Information shown

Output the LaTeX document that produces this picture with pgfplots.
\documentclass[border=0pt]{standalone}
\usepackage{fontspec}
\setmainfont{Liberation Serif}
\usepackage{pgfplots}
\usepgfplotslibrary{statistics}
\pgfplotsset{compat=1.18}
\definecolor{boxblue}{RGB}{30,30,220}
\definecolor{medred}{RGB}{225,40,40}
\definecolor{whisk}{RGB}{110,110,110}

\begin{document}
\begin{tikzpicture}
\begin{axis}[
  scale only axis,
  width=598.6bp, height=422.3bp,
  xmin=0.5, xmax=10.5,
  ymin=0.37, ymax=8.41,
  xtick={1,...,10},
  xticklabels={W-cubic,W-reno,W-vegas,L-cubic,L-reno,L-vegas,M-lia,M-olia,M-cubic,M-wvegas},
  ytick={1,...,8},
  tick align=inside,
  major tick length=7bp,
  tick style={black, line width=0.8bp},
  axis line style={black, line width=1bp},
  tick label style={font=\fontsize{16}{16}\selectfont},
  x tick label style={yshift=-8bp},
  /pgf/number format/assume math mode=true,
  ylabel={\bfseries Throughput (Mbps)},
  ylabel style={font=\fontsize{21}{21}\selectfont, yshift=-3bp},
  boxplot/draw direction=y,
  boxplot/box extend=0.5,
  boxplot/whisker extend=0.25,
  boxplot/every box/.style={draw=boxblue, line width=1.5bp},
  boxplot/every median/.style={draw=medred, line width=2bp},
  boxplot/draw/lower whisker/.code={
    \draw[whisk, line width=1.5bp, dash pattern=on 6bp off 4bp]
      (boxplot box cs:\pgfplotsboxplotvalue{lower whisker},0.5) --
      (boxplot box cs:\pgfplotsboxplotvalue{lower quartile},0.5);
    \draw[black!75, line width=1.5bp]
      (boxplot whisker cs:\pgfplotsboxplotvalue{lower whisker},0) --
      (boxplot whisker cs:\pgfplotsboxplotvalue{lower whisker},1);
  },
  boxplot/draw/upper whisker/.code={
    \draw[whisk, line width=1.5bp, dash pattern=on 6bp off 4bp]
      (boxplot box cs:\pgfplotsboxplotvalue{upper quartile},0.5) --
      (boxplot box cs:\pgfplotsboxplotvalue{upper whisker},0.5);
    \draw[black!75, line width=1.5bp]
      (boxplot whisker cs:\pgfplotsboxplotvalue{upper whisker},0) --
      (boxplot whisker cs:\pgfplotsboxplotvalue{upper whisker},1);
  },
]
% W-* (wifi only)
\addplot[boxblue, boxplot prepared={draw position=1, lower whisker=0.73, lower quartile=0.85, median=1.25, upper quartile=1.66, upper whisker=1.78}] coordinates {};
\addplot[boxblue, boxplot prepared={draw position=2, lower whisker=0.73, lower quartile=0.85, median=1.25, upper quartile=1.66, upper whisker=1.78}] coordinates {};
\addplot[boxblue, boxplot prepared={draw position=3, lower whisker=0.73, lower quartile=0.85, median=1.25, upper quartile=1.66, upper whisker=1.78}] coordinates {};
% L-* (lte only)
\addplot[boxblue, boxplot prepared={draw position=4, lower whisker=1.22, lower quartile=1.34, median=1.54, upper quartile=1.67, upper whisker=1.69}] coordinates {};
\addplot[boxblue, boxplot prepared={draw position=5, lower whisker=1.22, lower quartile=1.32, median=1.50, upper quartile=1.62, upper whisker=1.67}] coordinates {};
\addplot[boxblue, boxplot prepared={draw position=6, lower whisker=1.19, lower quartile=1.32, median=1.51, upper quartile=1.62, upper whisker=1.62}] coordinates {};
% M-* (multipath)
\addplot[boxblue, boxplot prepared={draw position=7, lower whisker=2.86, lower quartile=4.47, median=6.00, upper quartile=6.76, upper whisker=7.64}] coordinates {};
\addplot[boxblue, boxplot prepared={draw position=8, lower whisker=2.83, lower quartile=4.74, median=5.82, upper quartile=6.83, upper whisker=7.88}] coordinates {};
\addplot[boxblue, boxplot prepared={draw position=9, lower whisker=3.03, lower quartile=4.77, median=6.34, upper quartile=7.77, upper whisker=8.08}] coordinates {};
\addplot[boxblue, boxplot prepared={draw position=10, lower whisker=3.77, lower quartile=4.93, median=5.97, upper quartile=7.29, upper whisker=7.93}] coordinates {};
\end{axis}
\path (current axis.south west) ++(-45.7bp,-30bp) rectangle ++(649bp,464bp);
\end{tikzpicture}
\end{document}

* * *

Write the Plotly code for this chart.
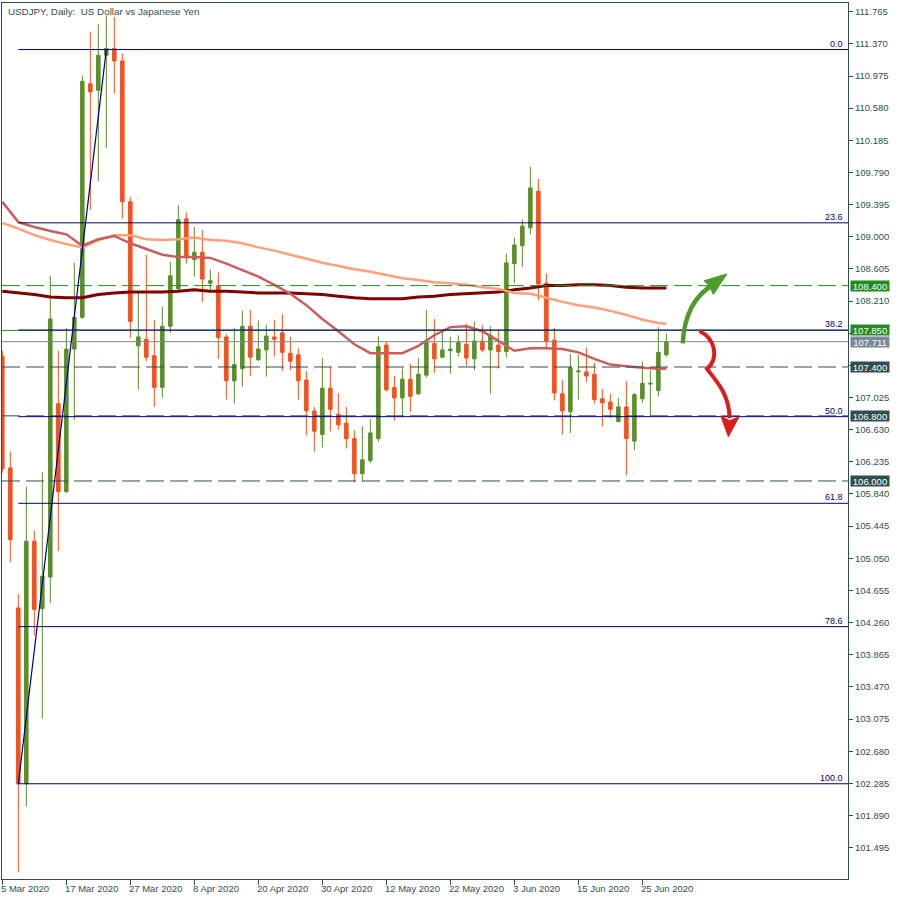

Goal
Give the number of lines in the entries that hold the word "this", and nothing else.

Written reply
2